**Task objective:** Copy each record exactly as it reads, leaving out any pictures it holds.

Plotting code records
-- Start --
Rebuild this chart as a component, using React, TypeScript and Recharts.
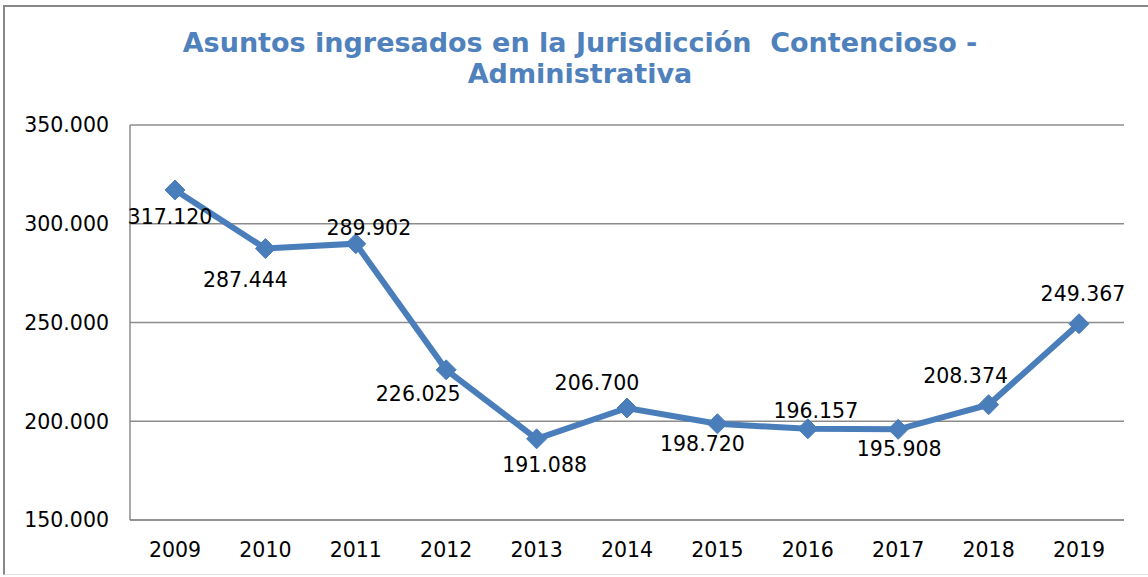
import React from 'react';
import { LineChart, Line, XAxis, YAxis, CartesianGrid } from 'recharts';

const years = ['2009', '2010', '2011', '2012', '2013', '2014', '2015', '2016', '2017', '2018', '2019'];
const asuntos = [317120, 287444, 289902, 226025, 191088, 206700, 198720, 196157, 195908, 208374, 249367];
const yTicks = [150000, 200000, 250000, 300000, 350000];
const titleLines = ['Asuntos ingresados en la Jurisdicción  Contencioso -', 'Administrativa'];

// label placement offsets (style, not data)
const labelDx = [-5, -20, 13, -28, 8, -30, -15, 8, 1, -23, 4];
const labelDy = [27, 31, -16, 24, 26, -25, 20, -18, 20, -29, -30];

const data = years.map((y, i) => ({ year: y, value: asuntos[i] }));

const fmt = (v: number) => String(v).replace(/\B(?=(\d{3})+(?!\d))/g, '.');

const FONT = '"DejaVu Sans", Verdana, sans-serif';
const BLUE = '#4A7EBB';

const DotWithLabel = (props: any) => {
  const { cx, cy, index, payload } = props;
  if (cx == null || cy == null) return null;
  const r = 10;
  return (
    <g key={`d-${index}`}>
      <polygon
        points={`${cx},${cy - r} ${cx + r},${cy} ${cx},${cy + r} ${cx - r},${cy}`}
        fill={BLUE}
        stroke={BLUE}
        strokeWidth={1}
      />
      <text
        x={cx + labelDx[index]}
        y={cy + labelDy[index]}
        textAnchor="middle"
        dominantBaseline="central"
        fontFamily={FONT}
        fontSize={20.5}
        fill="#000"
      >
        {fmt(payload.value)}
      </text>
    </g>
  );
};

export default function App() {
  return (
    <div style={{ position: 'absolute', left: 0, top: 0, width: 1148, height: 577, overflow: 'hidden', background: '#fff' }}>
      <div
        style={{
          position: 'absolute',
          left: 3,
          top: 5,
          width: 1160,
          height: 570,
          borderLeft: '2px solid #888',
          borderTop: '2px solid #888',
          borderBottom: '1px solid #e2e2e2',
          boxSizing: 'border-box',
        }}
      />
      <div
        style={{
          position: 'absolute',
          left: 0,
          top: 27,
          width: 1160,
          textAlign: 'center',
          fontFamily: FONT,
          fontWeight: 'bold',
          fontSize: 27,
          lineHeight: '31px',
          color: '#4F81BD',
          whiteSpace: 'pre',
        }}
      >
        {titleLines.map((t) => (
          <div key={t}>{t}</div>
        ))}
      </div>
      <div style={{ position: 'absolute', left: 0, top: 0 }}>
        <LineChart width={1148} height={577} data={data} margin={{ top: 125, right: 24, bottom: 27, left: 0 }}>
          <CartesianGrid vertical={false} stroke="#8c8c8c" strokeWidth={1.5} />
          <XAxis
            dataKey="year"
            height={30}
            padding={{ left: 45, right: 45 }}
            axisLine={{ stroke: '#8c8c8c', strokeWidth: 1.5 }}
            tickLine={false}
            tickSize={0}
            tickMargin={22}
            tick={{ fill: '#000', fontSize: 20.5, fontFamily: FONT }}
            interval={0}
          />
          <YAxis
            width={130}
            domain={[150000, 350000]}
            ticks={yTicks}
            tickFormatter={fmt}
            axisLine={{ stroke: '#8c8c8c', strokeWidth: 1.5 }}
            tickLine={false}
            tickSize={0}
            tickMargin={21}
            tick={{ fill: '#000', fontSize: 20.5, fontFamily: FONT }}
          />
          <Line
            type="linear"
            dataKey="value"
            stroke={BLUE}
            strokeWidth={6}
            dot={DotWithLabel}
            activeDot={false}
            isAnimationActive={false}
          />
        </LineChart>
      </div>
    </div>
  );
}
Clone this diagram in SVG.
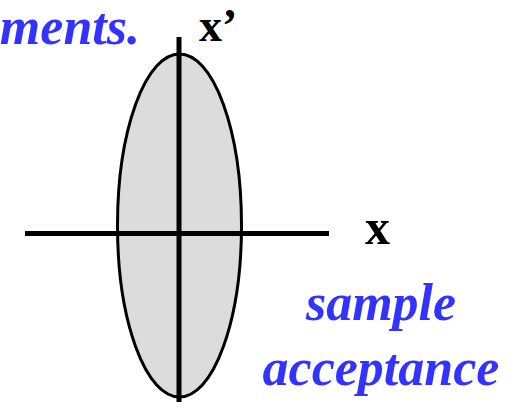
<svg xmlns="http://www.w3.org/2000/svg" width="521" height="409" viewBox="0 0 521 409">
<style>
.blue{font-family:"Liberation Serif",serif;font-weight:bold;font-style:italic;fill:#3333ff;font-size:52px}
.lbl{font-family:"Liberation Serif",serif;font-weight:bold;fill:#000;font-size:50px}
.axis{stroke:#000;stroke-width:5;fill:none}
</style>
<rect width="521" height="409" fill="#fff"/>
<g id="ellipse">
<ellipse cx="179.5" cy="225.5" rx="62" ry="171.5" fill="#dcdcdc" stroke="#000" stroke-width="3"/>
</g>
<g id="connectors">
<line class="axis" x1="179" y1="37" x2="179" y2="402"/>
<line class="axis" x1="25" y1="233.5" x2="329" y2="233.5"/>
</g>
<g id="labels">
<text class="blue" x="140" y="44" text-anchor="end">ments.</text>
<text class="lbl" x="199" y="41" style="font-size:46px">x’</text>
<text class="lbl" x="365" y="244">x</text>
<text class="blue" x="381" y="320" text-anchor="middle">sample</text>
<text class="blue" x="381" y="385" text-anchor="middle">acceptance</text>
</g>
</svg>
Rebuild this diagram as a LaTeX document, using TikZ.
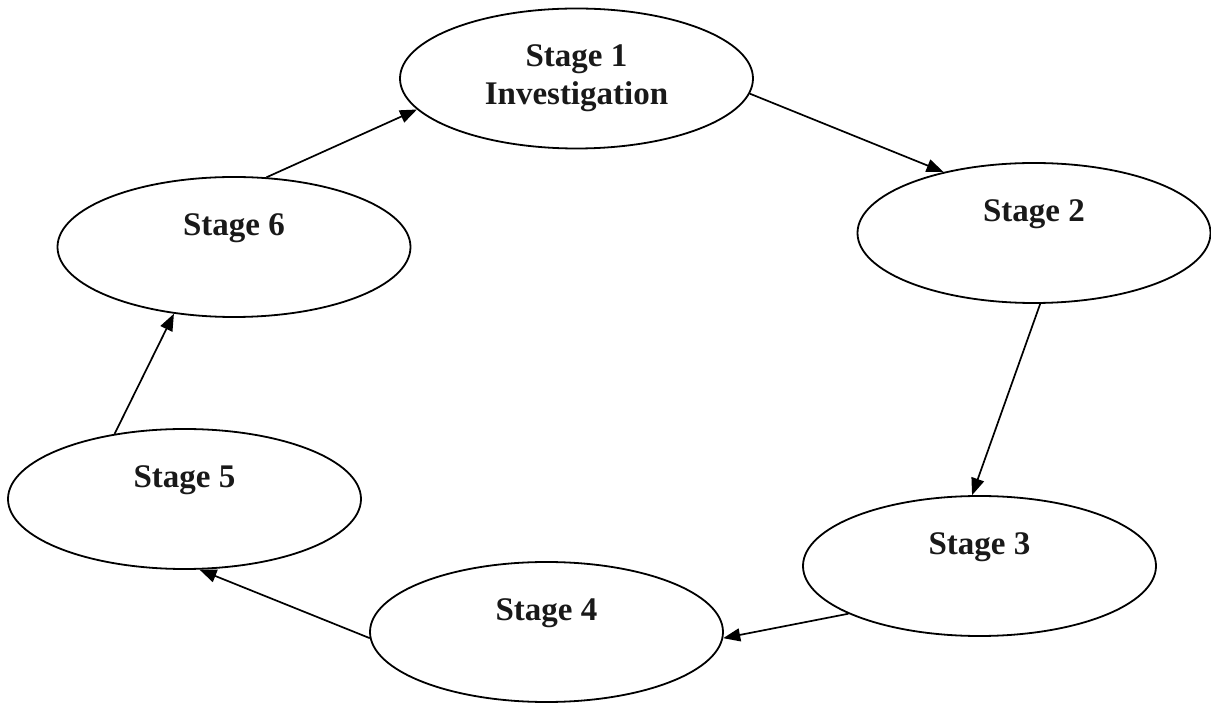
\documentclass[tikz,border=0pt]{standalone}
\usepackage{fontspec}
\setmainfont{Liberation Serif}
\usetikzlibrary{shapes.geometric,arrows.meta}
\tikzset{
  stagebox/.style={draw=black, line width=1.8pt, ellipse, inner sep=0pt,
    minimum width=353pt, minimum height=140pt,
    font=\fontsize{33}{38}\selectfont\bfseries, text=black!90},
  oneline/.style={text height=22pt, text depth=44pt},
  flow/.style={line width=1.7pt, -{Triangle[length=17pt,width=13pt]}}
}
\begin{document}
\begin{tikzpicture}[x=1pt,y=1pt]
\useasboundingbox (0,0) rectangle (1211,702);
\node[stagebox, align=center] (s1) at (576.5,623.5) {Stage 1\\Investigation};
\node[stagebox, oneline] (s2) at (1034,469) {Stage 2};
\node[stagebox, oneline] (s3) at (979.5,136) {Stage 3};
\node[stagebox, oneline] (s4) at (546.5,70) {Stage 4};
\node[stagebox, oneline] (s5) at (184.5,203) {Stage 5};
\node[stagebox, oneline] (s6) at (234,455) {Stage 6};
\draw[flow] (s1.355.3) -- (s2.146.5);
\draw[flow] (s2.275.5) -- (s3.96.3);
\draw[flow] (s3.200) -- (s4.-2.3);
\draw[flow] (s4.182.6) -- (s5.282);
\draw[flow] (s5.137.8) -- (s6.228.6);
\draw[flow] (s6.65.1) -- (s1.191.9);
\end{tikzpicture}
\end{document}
-- End --
**Exercise result:**
Rebuild this chart as a component, using React, TypeScript and Recharts.
import React from 'react';
import { LineChart, Line, XAxis, YAxis, CartesianGrid } from 'recharts';

const years = ['2009', '2010', '2011', '2012', '2013', '2014', '2015', '2016', '2017', '2018', '2019'];
const asuntos = [317120, 287444, 289902, 226025, 191088, 206700, 198720, 196157, 195908, 208374, 249367];
const yTicks = [150000, 200000, 250000, 300000, 350000];
const titleLines = ['Asuntos ingresados en la Jurisdicción  Contencioso -', 'Administrativa'];

// label placement offsets (style, not data)
const labelDx = [-5, -20, 13, -28, 8, -30, -15, 8, 1, -23, 4];
const labelDy = [27, 31, -16, 24, 26, -25, 20, -18, 20, -29, -30];

const data = years.map((y, i) => ({ year: y, value: asuntos[i] }));

const fmt = (v: number) => String(v).replace(/\B(?=(\d{3})+(?!\d))/g, '.');

const FONT = '"DejaVu Sans", Verdana, sans-serif';
const BLUE = '#4A7EBB';

const DotWithLabel = (props: any) => {
  const { cx, cy, index, payload } = props;
  if (cx == null || cy == null) return null;
  const r = 10;
  return (
    <g key={`d-${index}`}>
      <polygon
        points={`${cx},${cy - r} ${cx + r},${cy} ${cx},${cy + r} ${cx - r},${cy}`}
        fill={BLUE}
        stroke={BLUE}
        strokeWidth={1}
      />
      <text
        x={cx + labelDx[index]}
        y={cy + labelDy[index]}
        textAnchor="middle"
        dominantBaseline="central"
        fontFamily={FONT}
        fontSize={20.5}
        fill="#000"
      >
        {fmt(payload.value)}
      </text>
    </g>
  );
};

export default function App() {
  return (
    <div style={{ position: 'absolute', left: 0, top: 0, width: 1148, height: 577, overflow: 'hidden', background: '#fff' }}>
      <div
        style={{
          position: 'absolute',
          left: 3,
          top: 5,
          width: 1160,
          height: 570,
          borderLeft: '2px solid #888',
          borderTop: '2px solid #888',
          borderBottom: '1px solid #e2e2e2',
          boxSizing: 'border-box',
        }}
      />
      <div
        style={{
          position: 'absolute',
          left: 0,
          top: 27,
          width: 1160,
          textAlign: 'center',
          fontFamily: FONT,
          fontWeight: 'bold',
          fontSize: 27,
          lineHeight: '31px',
          color: '#4F81BD',
          whiteSpace: 'pre',
        }}
      >
        {titleLines.map((t) => (
          <div key={t}>{t}</div>
        ))}
      </div>
      <div style={{ position: 'absolute', left: 0, top: 0 }}>
        <LineChart width={1148} height={577} data={data} margin={{ top: 125, right: 24, bottom: 27, left: 0 }}>
          <CartesianGrid vertical={false} stroke="#8c8c8c" strokeWidth={1.5} />
          <XAxis
            dataKey="year"
            height={30}
            padding={{ left: 45, right: 45 }}
            axisLine={{ stroke: '#8c8c8c', strokeWidth: 1.5 }}
            tickLine={false}
            tickSize={0}
            tickMargin={22}
            tick={{ fill: '#000', fontSize: 20.5, fontFamily: FONT }}
            interval={0}
          />
          <YAxis
            width={130}
            domain={[150000, 350000]}
            ticks={yTicks}
            tickFormatter={fmt}
            axisLine={{ stroke: '#8c8c8c', strokeWidth: 1.5 }}
            tickLine={false}
            tickSize={0}
            tickMargin={21}
            tick={{ fill: '#000', fontSize: 20.5, fontFamily: FONT }}
          />
          <Line
            type="linear"
            dataKey="value"
            stroke={BLUE}
            strokeWidth={6}
            dot={DotWithLabel}
            activeDot={false}
            isAnimationActive={false}
          />
        </LineChart>
      </div>
    </div>
  );
}
Clone this diagram in SVG.
<svg xmlns="http://www.w3.org/2000/svg" width="521" height="409" viewBox="0 0 521 409">
<style>
.blue{font-family:"Liberation Serif",serif;font-weight:bold;font-style:italic;fill:#3333ff;font-size:52px}
.lbl{font-family:"Liberation Serif",serif;font-weight:bold;fill:#000;font-size:50px}
.axis{stroke:#000;stroke-width:5;fill:none}
</style>
<rect width="521" height="409" fill="#fff"/>
<g id="ellipse">
<ellipse cx="179.5" cy="225.5" rx="62" ry="171.5" fill="#dcdcdc" stroke="#000" stroke-width="3"/>
</g>
<g id="connectors">
<line class="axis" x1="179" y1="37" x2="179" y2="402"/>
<line class="axis" x1="25" y1="233.5" x2="329" y2="233.5"/>
</g>
<g id="labels">
<text class="blue" x="140" y="44" text-anchor="end">ments.</text>
<text class="lbl" x="199" y="41" style="font-size:46px">x’</text>
<text class="lbl" x="365" y="244">x</text>
<text class="blue" x="381" y="320" text-anchor="middle">sample</text>
<text class="blue" x="381" y="385" text-anchor="middle">acceptance</text>
</g>
</svg>
Rebuild this diagram as a LaTeX document, using TikZ.
\documentclass[tikz,border=0pt]{standalone}
\usepackage{fontspec}
\setmainfont{Liberation Serif}
\usetikzlibrary{shapes.geometric,arrows.meta}
\tikzset{
  stagebox/.style={draw=black, line width=1.8pt, ellipse, inner sep=0pt,
    minimum width=353pt, minimum height=140pt,
    font=\fontsize{33}{38}\selectfont\bfseries, text=black!90},
  oneline/.style={text height=22pt, text depth=44pt},
  flow/.style={line width=1.7pt, -{Triangle[length=17pt,width=13pt]}}
}
\begin{document}
\begin{tikzpicture}[x=1pt,y=1pt]
\useasboundingbox (0,0) rectangle (1211,702);
\node[stagebox, align=center] (s1) at (576.5,623.5) {Stage 1\\Investigation};
\node[stagebox, oneline] (s2) at (1034,469) {Stage 2};
\node[stagebox, oneline] (s3) at (979.5,136) {Stage 3};
\node[stagebox, oneline] (s4) at (546.5,70) {Stage 4};
\node[stagebox, oneline] (s5) at (184.5,203) {Stage 5};
\node[stagebox, oneline] (s6) at (234,455) {Stage 6};
\draw[flow] (s1.355.3) -- (s2.146.5);
\draw[flow] (s2.275.5) -- (s3.96.3);
\draw[flow] (s3.200) -- (s4.-2.3);
\draw[flow] (s4.182.6) -- (s5.282);
\draw[flow] (s5.137.8) -- (s6.228.6);
\draw[flow] (s6.65.1) -- (s1.191.9);
\end{tikzpicture}
\end{document}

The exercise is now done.